’m going to let you all in on a rather pathetic little secret. I went to Chaminade for three reasons: it was five blocks from my house, I wouldn’t be eaten alive by any of the Neanderthals that bullied me in grammar school and I was terrified of the opposite sex. Sure, it was a good school and I was reasonably sure I could hack it, and if I did survive the experience it would be a valuable commodity in the future, but that was not uppermost in my mind.
During the high school years I “apprenticed” myself to my one cool friend. He had natural charisma and while it was fascinating watching him in action I just ended up living vicariously through him and came to be known as the quaint, geeky sidekick.
When he moved and high school ended I found myself aching for the soapy angst that my peers experienced long before me. I wanted some drama. And where did I finally find it? SRPL.
When I recall what passed for drama back then I can’t help but think of it as quaint. Real drama is bills, job loss, illness, death. Back then I searched out drama wherever I could find it, not just in matters of the heart, but who’s pissed at who, who got in trouble, who said what about who, etc.
There I found not only my own drama but became enmeshed in the drama of others and I have to say, for a straight arrow Catholic school boy, it was pretty invigorating (also heartrending, terrifying and joyful at the same time). The problem was that I dove into a world I wasn’t quite ready for. I needed a little seasoning and when I think back to my earliest days there I cringe.
Of course relationships dominate any discussion of drama. As I said I was really ill equipped to handle what I was reaching for. I hid away for four years at an all-boys school and reaped the consequences of it. At SRPL I was lucky because I worked with guys who were friends of mine long before we arrived there, so I was somewhat insulated and immediately accepted (I was the last to arrive).
All of us were desperate to have these experiences but I’d say we all lacked the tools. After almost a year of bumbling I finally got it right and settled into my first real relationship. I had never experienced such highs and lows in my entire life. It was like a drug. It was pure drama. Melodrama might be a better word.
Sometimes I wonder if I had experienced these things earlier in my life would I have been better equipped to handle them. I really doubt it. What I’ve observed as the years go by is that at whatever point in your life you experience this stuff all the silly drama manifests, especially if you’re in a group setting like SRPL was.
When we arrived at SRPL a group of friends seemed to gradually “cocoon” around us in the first year. Soon, a few of us were dating some of the girls and as the group became larger, well…let’s just say not everyone loved everyone else. Friction ensued and mini-dramas popped up here and there like little wildfires.
There were such a disparate number of personalities that all this was inevitable, I suppose. I’m certainly guilty of not handling certain incidents well and maintaining loyalty to certain individuals and throwing others to the wolves. After a few years dealing with my dramas and my friends dramas there were moments where I felt like, “This is what I wanted so badly??”

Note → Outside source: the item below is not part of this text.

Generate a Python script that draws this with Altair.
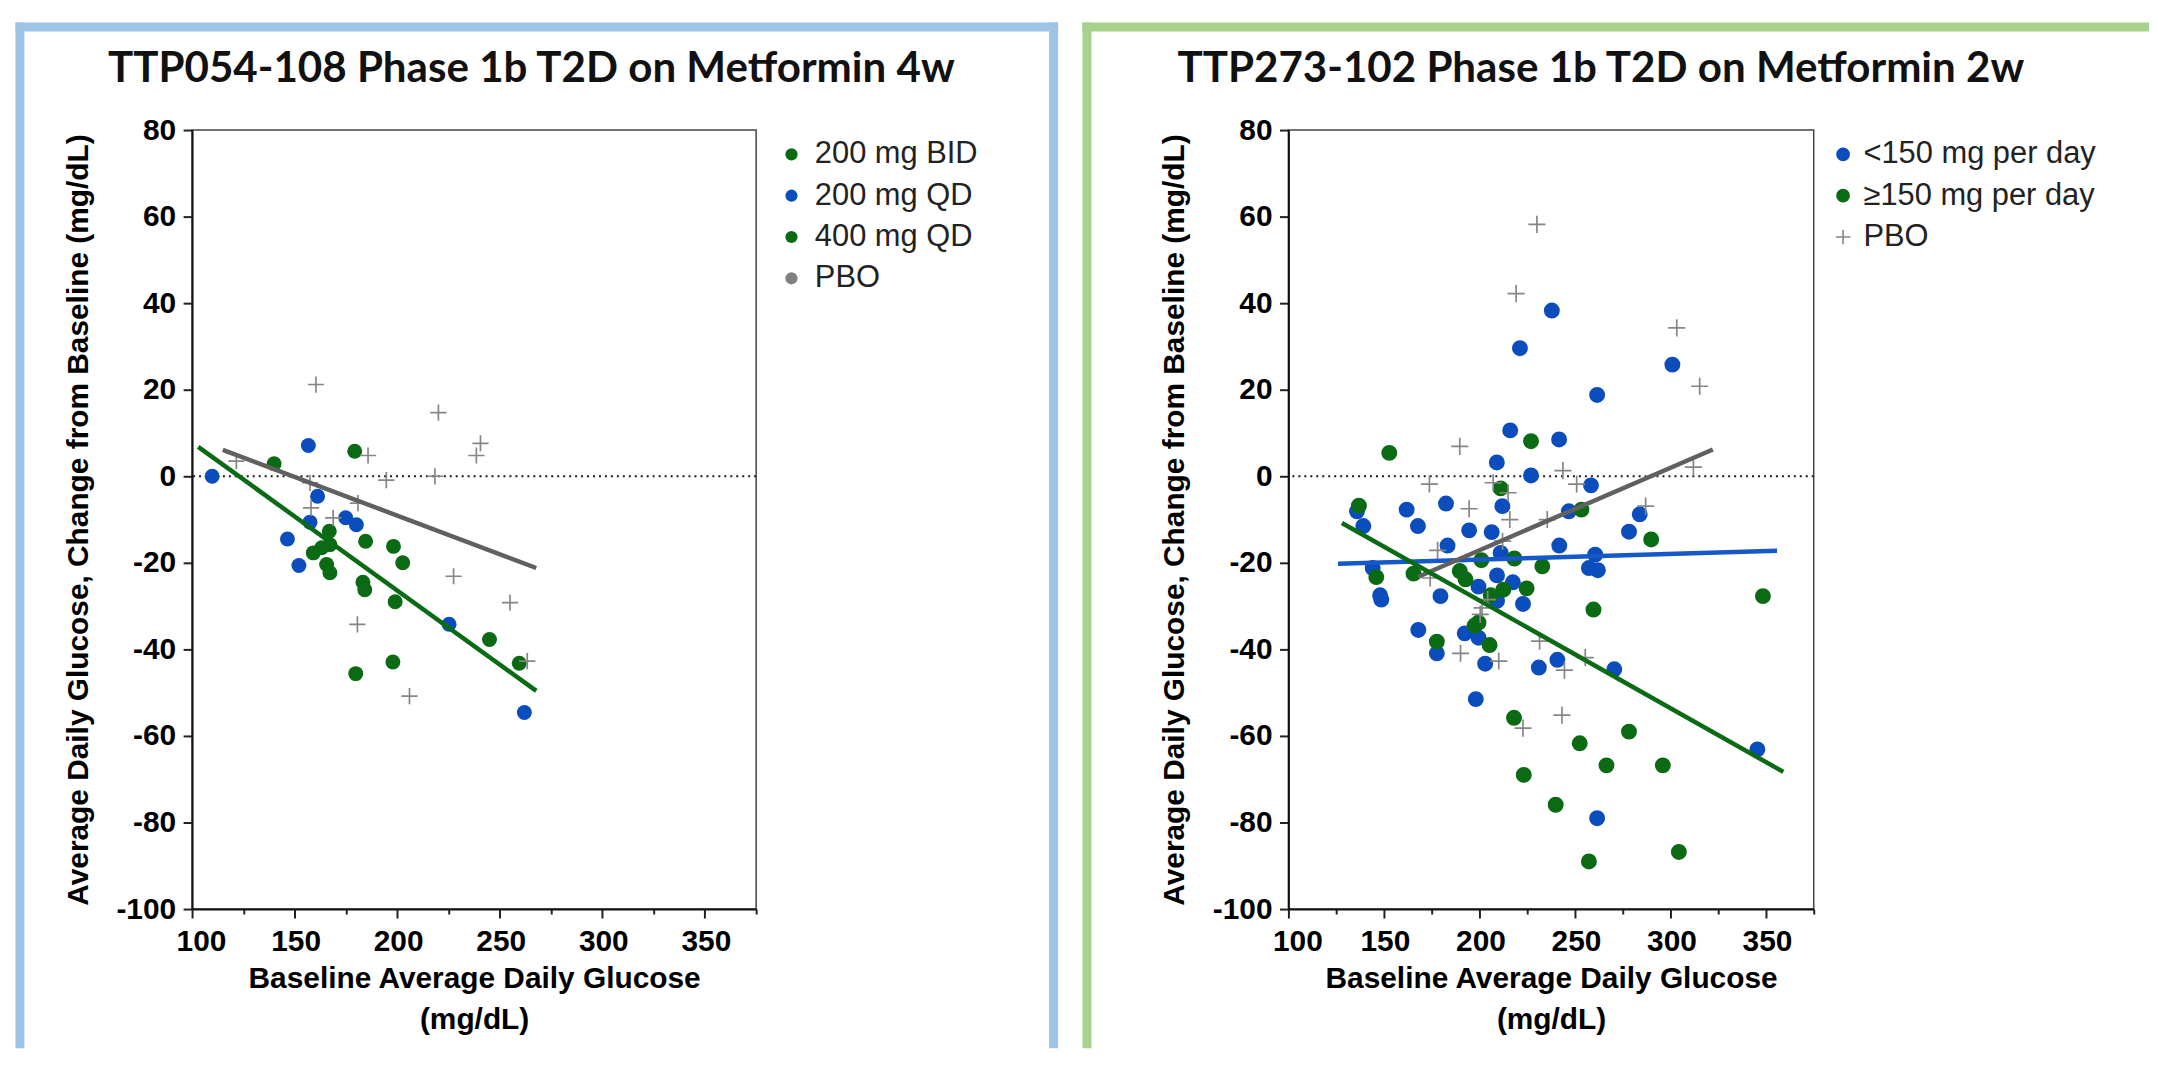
import altair as alt
import pandas as pd

# ---------------- data ----------------
X_TICKS = [100, 125, 150, 175, 200, 225, 250, 275, 300, 325, 350, 375]
Y_TICKS = [-100, -80, -60, -40, -20, 0, 20, 40, 60, 80]

L_TITLE = "TTP054-108 Phase 1b T2D on Metformin 4w"
R_TITLE = "TTP273-102 Phase 1b T2D on Metformin 2w"
X_TITLE = ["Baseline Average Daily Glucose", "(mg/dL)"]
Y_TITLE = "Average Daily Glucose, Change from Baseline (mg/dL)"

# left panel
L_GROUPS = ["200 mg BID", "200 mg QD", "400 mg QD", "PBO"]
L_BID200_X = [159.1, 163.2, 166.9, 167.2, 165.6, 167.2, 184.6, 198.2, 202.7]
L_BID200_Y = [-17.7, -16.5, -12.7, -15.8, -20.4, -22.3, -15.0, -16.2, -20.0]
L_QD400_X = [183.3, 184.2, 199.0, 179.8, 197.9, 140.0, 179.3, 245.0, 259.5]
L_QD400_Y = [-24.5, -26.2, -29.0, -45.6, -42.9, 2.9, 5.8, -37.7, -43.2]
L_QD200_X = [109.8, 156.7, 161.2, 157.5, 174.9, 180.1, 146.5, 152.1, 225.3, 262.0]
L_QD200_Y = [0.0, 7.1, -4.6, -10.6, -9.6, -11.2, -14.5, -20.6, -34.2, -54.6]
L_PBO_X = [160.4, 121.6, 157.5, 158.0, 168.8, 180.9, 185.8, 194.7, 180.6, 206.0,
           220.1, 240.6, 238.6, 218.4, 227.5, 255.0, 263.4]
L_PBO_Y = [21.2, 3.5, -1.5, -7.3, -9.6, -6.2, 4.8, -0.9, -34.2, -50.8,
           14.7, 7.6, 4.8, 0.0, -23.1, -29.2, -42.7]
L_FIT_ACTIVE_X = [103.0, 267.8]
L_FIT_ACTIVE_Y = [6.8, -49.6]
L_FIT_PBO_X = [115.0, 267.8]
L_FIT_PBO_Y = [6.1, -21.2]

# right panel
R_GROUPS = ["<150 mg per day", "\u2265150 mg per day", "PBO"]
R_LOW_X = [237.9, 221.2, 301.0, 261.6, 216.1, 241.7, 209.1, 227.0, 258.4, 212.0,
           182.5, 161.9, 135.9, 139.2, 167.8, 194.6, 206.4, 246.8, 283.9, 278.3,
           183.3, 241.8, 211.1, 260.6, 257.3, 262.0, 144.1, 148.0, 148.6, 179.6,
           168.0, 177.7, 192.3, 199.5, 199.5, 209.2, 217.5, 209.2, 222.8, 203.0,
           231.1, 240.8, 270.6, 198.1, 261.6, 345.5]
R_LOW_Y = [38.3, 29.6, 25.8, 18.8, 10.6, 8.5, 3.2, 0.2, -2.1, -6.9,
           -6.3, -7.7, -8.1, -11.5, -11.5, -12.5, -12.9, -8.1, -8.8, -12.8,
           -16.0, -16.0, -17.7, -18.1, -21.2, -21.7, -21.2, -27.5, -28.5, -27.7,
           -35.5, -40.9, -36.3, -37.3, -25.5, -22.9, -24.5, -28.8, -29.5, -43.3,
           -44.2, -42.4, -44.6, -51.5, -79.0, -63.1]
R_HIGH_X = [152.8, 227.0, 136.9, 211.1, 253.4, 289.9, 146.0, 165.5, 189.7, 192.7,
            201.0, 218.3, 232.9, 224.7, 205.9, 212.5, 197.5, 199.5, 177.7, 205.3,
            259.7, 348.4, 218.1, 252.5, 278.3, 266.5, 296.0, 223.2, 239.9, 257.3,
            304.4]
R_HIGH_Y = [5.4, 8.1, -6.8, -2.8, -7.7, -14.6, -23.3, -22.5, -21.9, -23.8,
            -19.4, -19.0, -20.8, -25.9, -27.5, -26.2, -34.5, -33.8, -38.2, -39.0,
            -30.8, -27.7, -55.8, -61.7, -59.0, -66.8, -66.8, -69.0, -75.9, -89.0,
            -86.8]
R_PBO_X = [230.1, 219.2, 303.3, 315.3, 189.7, 173.8, 207.2, 215.0, 194.6, 215.9,
           243.7, 250.9, 235.5, 287.0, 312.0, 178.1, 174.2, 212.1, 201.4, 200.4,
           204.3, 190.1, 210.1, 231.5, 255.4, 244.5, 243.2, 222.8]
R_PBO_Y = [58.2, 42.2, 34.3, 20.8, 6.9, -1.8, -1.5, -3.8, -7.5, -10.0,
           1.3, -1.8, -10.0, -6.9, 2.1, -17.1, -23.5, -15.0, -30.4, -31.9,
           -28.5, -40.9, -42.7, -38.1, -41.9, -44.8, -55.2, -58.2]
R_FIT_HIGH_X = [128.0, 359.1]
R_FIT_HIGH_Y = [-10.8, -68.3]
R_FIT_LOW_X = [126.0, 355.8]
R_FIT_LOW_Y = [-20.2, -17.2]
R_FIT_PBO_X = [168.0, 322.2]
R_FIT_PBO_Y = [-23.2, 6.2]

# ---------------- styling ----------------
GREEN = "#0b6b14"
BLUE = "#0c4dbd"
BLUE_LINE = "#1658c8"
GREY_LINE = "#606060"
GREY_PLUS = "#868686"
GREY_LEG = "#808080"
FRAME_BLUE = "#9dc3e6"
FRAME_GREEN = "#a9d18e"
PLUS = "M-1.2,0L1.2,0M0,-1.2L0,1.2"
H = 783


def pts(xs, ys, group):
    return pd.DataFrame({"x": xs, "y": ys, "group": [group] * len(xs)})


def x_enc():
    return alt.X(
        "x:Q",
        scale=alt.Scale(domain=[100, 375], nice=False, zero=False),
        axis=alt.Axis(
            values=X_TICKS,
            labelExpr="datum.value % 50 === 0 ? '' + datum.value : ''",
            tickSize={"condition": {"test": "datum.value % 50 === 0", "value": 9}, "value": 5},
            labelOffset={"condition": {"test": "datum.value === 100", "value": 9}, "value": 1},
            labelOverlap=False,
            labelFlush=False,
            labelPadding=9,
            title=X_TITLE,
            titlePadding=7,
            titleLineHeight=41,
        ),
    )


def y_enc():
    return alt.Y(
        "y:Q",
        scale=alt.Scale(domain=[-100, 80], nice=False, zero=False),
        axis=alt.Axis(values=Y_TICKS, tickSize=9, labelPadding=7.5,
                      labelExpr="datum.value < 0 ? '-' + abs(datum.value) : '' + datum.value",
                      title=Y_TITLE, titlePadding=23),
    )


def bar(x1, x2, y1, y2, color):
    # decorative frame side (panel border), placed in pixels
    return alt.Chart(pd.DataFrame({"k": [0]})).mark_rect(color=color).encode(
        x=alt.value(x1), x2=alt.value(x2), y=alt.value(y1), y2=alt.value(y2)
    )


def title_text(txt, x):
    return alt.Chart(pd.DataFrame({"t": [txt]})).mark_text(
        align="left", baseline="alphabetic", font="Lato", fontWeight="bold",
        fontSize=42.3, color="#111111"
    ).encode(x=alt.value(x), y=alt.value(-48), text="t:N")


def fit_line(xs, ys, color):
    return alt.Chart(pd.DataFrame({"x": xs, "y": ys})).mark_line(
        color=color, strokeWidth=4.5
    ).encode(x=x_enc(), y=y_enc())


def zero_line():
    return alt.Chart(pd.DataFrame({"k": [0]})).mark_rule(
        color="#1a1a1a", strokeDash=[2, 4], strokeWidth=2.2
    ).encode(y=alt.datum(0))


# ---------------- left panel ----------------
left_active = pd.concat([
    pts(L_QD200_X, L_QD200_Y, "200 mg QD"),
    pts(L_BID200_X, L_BID200_Y, "200 mg BID"),
    pts(L_QD400_X, L_QD400_Y, "400 mg QD"),
])
left_pbo = pts(L_PBO_X, L_PBO_Y, "PBO")

left_circles = alt.Chart(left_active).mark_circle(size=225, opacity=1).encode(
    x=x_enc(), y=y_enc(),
    color=alt.Color(
        "group:N",
        scale=alt.Scale(domain=L_GROUPS, range=[GREEN, BLUE, GREEN, GREY_LEG]),
        legend=alt.Legend(
            title=None, orient="none", legendX=587, legendY=9,
            symbolType="circle", symbolSize=150, rowPadding=9.5,
            labelOffset=8, labelFontSize=31, labelFont="Liberation Sans",
            labelColor="#222222", labelLimit=400, padding=0,
        ),
    ),
)
left_plus = alt.Chart(left_pbo).mark_point(
    shape=PLUS, filled=False, size=185, strokeWidth=1.7, color=GREY_PLUS, opacity=1
).encode(x=x_enc(), y=y_enc())

left = alt.layer(
    bar(-177.5, -168.5, -108, 923, FRAME_BLUE),
    bar(-177.5, 870.5, -108, -99, FRAME_BLUE),
    bar(861.5, 870.5, -108, 923, FRAME_BLUE),
    title_text(L_TITLE, -84.5),
    zero_line(),
    left_circles,
    left_plus,
    fit_line(L_FIT_PBO_X, L_FIT_PBO_Y, GREY_LINE),
    fit_line(L_FIT_ACTIVE_X, L_FIT_ACTIVE_Y, GREEN),
).properties(width=567, height=H)

# ---------------- right panel ----------------
right_pts = pd.concat([
    pts(R_LOW_X, R_LOW_Y, R_GROUPS[0]),
    pts(R_HIGH_X, R_HIGH_Y, R_GROUPS[1]),
    pts(R_PBO_X, R_PBO_Y, R_GROUPS[2]),
])
r_legend = alt.Legend(
    title=None, orient="none", legendX=542, legendY=9,
    symbolSize=150, symbolStrokeWidth=1.6, rowPadding=9.5,
    labelOffset=5, labelFontSize=31, labelFont="Liberation Sans",
    labelColor="#222222", labelLimit=400, padding=0,
)
right_marks = alt.Chart(right_pts).mark_point(
    filled=False, size=205, strokeWidth=1.7, opacity=1
).encode(
    x=x_enc(), y=y_enc(),
    fill=alt.Fill("group:N", scale=alt.Scale(domain=R_GROUPS, range=[BLUE, GREEN, "transparent"]),
                  legend=r_legend),
    stroke=alt.Stroke("group:N", scale=alt.Scale(domain=R_GROUPS, range=[BLUE, GREEN, GREY_PLUS]),
                      legend=r_legend),
    shape=alt.Shape("group:N", scale=alt.Scale(domain=R_GROUPS, range=["circle", "circle", PLUS]),
                    legend=r_legend),
)

right = alt.layer(
    bar(-207, -198, -108, 923, FRAME_GREEN),
    bar(-207, 865, -108, -99, FRAME_GREEN),
    title_text(R_TITLE, -111.5),
    zero_line(),
    right_marks,
    fit_line(R_FIT_LOW_X, R_FIT_LOW_Y, BLUE_LINE),
    fit_line(R_FIT_PBO_X, R_FIT_PBO_Y, GREY_LINE),
    fit_line(R_FIT_HIGH_X, R_FIT_HIGH_Y, GREEN),
).properties(width=528, height=H)

chart = alt.hconcat(left, right, spacing=22).resolve_scale(
    color="independent", fill="independent", stroke="independent", shape="independent"
).resolve_legend(
    color="independent", fill="independent", stroke="independent", shape="independent"
).properties(
    padding={"left": 6, "top": 11, "right": 0, "bottom": 0},
    background="#ffffff",
).configure_view(
    stroke="#444444", strokeWidth=1.5
).configure_axis(
    grid=False,
    domainColor="#111111", domainWidth=2,
    tickColor="#222222", tickWidth=2,
    labelFont="Liberation Sans", labelFontWeight="bold", labelFontSize=30, labelColor="#000000",
    titleFont="Liberation Sans", titleFontWeight="bold", titleFontSize=30, titleColor="#000000",
)

chart.save("out.html", embed_options={"renderer": "svg", "actions": False})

Those first 2-3 years at SRPL were fraught with drama and then I was lucky enough to experience drama from other quarters, which got to be a little too much for me to handle. Things started to cool down after a time. The larger SRPL group didn’t really last very long in the grand scheme. Eventually, we kind of ended up back where we started – just us guys. I enjoyed the quiet.
There was certainly more drama to be had, right up until I left. In fact, drama is what sent me packing from SRPL. But a funny thing happened when I came back four years later. I was the older guy watching and listening to the dramas of my younger colleagues and smiling that “oh how quaint” smile as they related their stories and I wondered if I could pay my mortgage or how I would buy a new car when my wife’s died, or how I would deal with my insane neighbor who I called the cops on.
I’m not saying that their drama was somehow less than mine - just different, no less real and no less meaningful. It’s a rite of passage. And I’m also not claiming I’m above the dramas and personality conflicts that occur between human beings now as I approach 40. I wish I was, but I am surely not.
What I will say is that I shun drama as much as possible now in the light of the issues that confront most people my age who are married and have families, but more than 20 years ago when I arrived at SRPL I was lapping it up with a spoon like a kid who had just discovered ice cream.